An historic farm in the Derbyshire countryside is set to gain a new lease of life as a sheep dairy, creamery, hotel, bar and restaurant.
The new business near Crich would look after 7,000 breeding ewes and 2,000 lambs.
Amber Valley borough councillors unanimously approved the plans, for Wakebridge Farm, north west of Crich, at a meeting last week.
The business, run by John Bailey and Heather Benbow, would make artisan cheese, including from sheep’s milk.
Overall the scheme would create 20 to 30 jobs.
They hope to offer opportunities to the public, particularly children and people from non-rural backgrounds, to get involved and observe how products are made ‘from field to plate’.
It also aims to provide agricultural and veterinary employment and training opportunities.
The application also states that the proposal would ‘bring new agricultural technologies to Derbyshire which although present on the continent are rare in the UK’.
It would also have a 54-space car park and two timber cabins for dairy workers.
There was concern among local residents that the application would see the ‘tranquility’ of the parish ‘destroyed’ and that there was ‘future potential for noisy functions’.
Borough councillor Gareth Gee, the ward member for the site, said that he had listened to the concerns of residents but approved of the application.
He said: “The residents are rightfully concerned with regard to the intended principle use of the farmstead being agricultural rather than as a hotel and function facilities.
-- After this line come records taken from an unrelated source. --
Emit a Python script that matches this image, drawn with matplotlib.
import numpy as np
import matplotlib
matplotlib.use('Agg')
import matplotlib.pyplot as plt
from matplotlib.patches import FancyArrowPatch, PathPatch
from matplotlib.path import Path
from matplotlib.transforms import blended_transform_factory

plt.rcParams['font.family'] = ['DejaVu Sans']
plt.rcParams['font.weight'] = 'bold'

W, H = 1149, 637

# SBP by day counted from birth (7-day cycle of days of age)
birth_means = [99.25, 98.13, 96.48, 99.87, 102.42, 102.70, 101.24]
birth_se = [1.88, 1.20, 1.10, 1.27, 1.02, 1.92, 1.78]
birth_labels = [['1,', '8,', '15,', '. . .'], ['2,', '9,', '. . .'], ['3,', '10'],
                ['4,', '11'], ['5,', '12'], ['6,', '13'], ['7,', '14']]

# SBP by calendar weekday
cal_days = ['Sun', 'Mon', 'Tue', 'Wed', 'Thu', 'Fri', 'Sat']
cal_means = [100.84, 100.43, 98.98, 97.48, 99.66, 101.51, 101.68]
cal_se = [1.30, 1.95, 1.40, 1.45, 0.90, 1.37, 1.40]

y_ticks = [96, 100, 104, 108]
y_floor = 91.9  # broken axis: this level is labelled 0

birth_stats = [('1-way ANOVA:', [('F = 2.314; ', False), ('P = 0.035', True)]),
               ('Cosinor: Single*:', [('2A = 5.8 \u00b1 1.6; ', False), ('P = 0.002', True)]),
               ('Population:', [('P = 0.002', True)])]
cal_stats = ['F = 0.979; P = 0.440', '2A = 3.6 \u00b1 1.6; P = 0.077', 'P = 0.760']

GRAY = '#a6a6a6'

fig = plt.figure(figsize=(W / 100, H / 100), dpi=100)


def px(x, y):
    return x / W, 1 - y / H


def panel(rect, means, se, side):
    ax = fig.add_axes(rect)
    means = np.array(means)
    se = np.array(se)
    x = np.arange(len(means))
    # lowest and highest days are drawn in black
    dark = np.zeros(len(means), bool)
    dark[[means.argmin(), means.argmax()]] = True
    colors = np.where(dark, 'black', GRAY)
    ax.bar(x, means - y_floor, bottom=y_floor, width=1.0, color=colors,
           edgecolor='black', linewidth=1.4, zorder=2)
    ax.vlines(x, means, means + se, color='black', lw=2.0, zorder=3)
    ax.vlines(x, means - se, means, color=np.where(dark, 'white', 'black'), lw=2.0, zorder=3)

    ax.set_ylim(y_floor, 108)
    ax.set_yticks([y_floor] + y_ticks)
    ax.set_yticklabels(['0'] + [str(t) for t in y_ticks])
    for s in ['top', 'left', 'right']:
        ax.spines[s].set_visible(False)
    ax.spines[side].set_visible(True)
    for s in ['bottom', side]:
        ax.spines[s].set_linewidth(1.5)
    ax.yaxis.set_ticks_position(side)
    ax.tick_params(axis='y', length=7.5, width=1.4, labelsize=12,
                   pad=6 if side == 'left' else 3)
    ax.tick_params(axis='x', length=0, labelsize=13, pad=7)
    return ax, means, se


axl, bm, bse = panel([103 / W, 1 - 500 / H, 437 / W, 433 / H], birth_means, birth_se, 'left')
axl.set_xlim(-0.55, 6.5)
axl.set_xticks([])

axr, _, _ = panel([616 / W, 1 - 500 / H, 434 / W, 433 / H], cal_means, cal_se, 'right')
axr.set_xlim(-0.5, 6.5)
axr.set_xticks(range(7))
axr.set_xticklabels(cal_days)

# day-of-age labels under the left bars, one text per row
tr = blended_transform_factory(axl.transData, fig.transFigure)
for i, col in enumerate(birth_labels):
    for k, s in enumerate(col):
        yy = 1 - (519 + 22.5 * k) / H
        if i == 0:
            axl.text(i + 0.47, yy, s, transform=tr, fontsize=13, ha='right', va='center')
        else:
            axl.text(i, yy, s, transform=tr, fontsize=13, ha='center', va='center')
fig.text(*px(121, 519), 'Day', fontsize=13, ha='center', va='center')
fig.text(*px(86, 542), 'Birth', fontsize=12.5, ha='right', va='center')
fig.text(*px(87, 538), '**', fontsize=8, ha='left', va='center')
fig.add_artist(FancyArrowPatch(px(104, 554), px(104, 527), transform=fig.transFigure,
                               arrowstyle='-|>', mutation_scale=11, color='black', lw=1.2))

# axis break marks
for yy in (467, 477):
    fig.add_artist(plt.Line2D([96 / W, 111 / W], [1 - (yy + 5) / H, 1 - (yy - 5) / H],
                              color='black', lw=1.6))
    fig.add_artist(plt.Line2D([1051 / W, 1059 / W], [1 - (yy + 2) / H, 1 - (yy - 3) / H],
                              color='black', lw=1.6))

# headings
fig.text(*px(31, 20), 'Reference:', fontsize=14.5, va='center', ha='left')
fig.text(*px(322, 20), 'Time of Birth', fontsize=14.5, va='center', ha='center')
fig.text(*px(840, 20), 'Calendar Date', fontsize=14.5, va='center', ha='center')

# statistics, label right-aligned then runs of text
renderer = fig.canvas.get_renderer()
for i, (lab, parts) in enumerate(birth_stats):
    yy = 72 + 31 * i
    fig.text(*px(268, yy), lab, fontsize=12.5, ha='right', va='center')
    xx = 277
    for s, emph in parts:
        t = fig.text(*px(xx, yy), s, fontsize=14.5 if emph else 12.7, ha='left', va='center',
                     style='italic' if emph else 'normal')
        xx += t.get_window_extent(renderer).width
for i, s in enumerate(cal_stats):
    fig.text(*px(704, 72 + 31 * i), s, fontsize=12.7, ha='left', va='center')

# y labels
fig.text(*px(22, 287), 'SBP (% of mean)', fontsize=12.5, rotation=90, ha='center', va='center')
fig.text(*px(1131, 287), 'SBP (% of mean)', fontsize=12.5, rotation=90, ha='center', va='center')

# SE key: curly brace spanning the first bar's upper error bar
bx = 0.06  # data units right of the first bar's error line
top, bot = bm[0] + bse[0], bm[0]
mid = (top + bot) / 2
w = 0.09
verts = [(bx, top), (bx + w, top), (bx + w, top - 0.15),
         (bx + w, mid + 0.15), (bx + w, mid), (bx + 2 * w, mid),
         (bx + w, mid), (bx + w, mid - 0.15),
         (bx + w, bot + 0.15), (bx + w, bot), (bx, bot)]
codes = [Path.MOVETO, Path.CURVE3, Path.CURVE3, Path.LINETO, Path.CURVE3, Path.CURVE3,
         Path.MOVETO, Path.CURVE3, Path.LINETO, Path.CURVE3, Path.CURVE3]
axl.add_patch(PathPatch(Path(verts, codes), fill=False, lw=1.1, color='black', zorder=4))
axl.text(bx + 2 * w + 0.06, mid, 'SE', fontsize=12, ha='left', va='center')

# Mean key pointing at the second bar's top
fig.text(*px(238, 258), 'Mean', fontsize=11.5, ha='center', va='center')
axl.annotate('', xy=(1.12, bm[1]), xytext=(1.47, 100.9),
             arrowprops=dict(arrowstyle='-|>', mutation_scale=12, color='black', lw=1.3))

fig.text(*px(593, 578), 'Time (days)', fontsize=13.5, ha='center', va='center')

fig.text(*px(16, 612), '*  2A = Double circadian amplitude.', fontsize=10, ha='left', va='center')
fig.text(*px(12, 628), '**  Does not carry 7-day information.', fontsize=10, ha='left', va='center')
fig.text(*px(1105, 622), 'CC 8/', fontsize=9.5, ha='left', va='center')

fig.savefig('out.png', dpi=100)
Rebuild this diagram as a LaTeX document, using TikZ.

“These concerns are borne out of the provision of a large car park and supplementary staff accommodation.
“In addition to this I am told the applicant has recently undergone extensive road forming works to create a more permanent access to the rear of the property. These works have being carried out by heavy plant machinery and there is a concern over whether such works are allowable prior to the application being determined by the council.
“However, this is a positive move for Crich and Wakebridge, and I believe it is a local businessman who is reinvesting into the community. The proposals are quite impressive.”
One of the owners of the farm, Mr Bailey, said that a great deal of work was required to one of the former buildings on the site, which is Grade II listed.
He told the meeting: “The roof is falling in, the floors are coming through and we need to spend a lot of money to protect this.
“This is a sustainable move and would be preferable to make it available for use by the public.
“We have come up with a plan to sort out this mess, and it would be for a sustainable agricultural use. We aim to restore the buildings and set up a restaurant and meeting room in some of the others.
“Our love is milking sheep and there is no danger of this causing any problems.
“The former use of the site was as a dairy for cows, and there is much less odour, much less noise and much less hassle from sheep.
“The sheep would have to be housed in winter, not left out on the hillside, because they are to be used for milk.
“There will be a gantry through the sheepshed for children and visitors to see the sheep up close.
“It will create 20-30 – some very highly-skilled – jobs, and opportunities for training,” Mr Bailey added.
Rae Gee, the principal planning officer for Amber Valley Borough Council, said: “The previous purely agricultural use would not be able to bring all of the buildings back into use.”
She urged councillors to support the application due to the economic benefit of the scheme, and to reopen derelict buildings.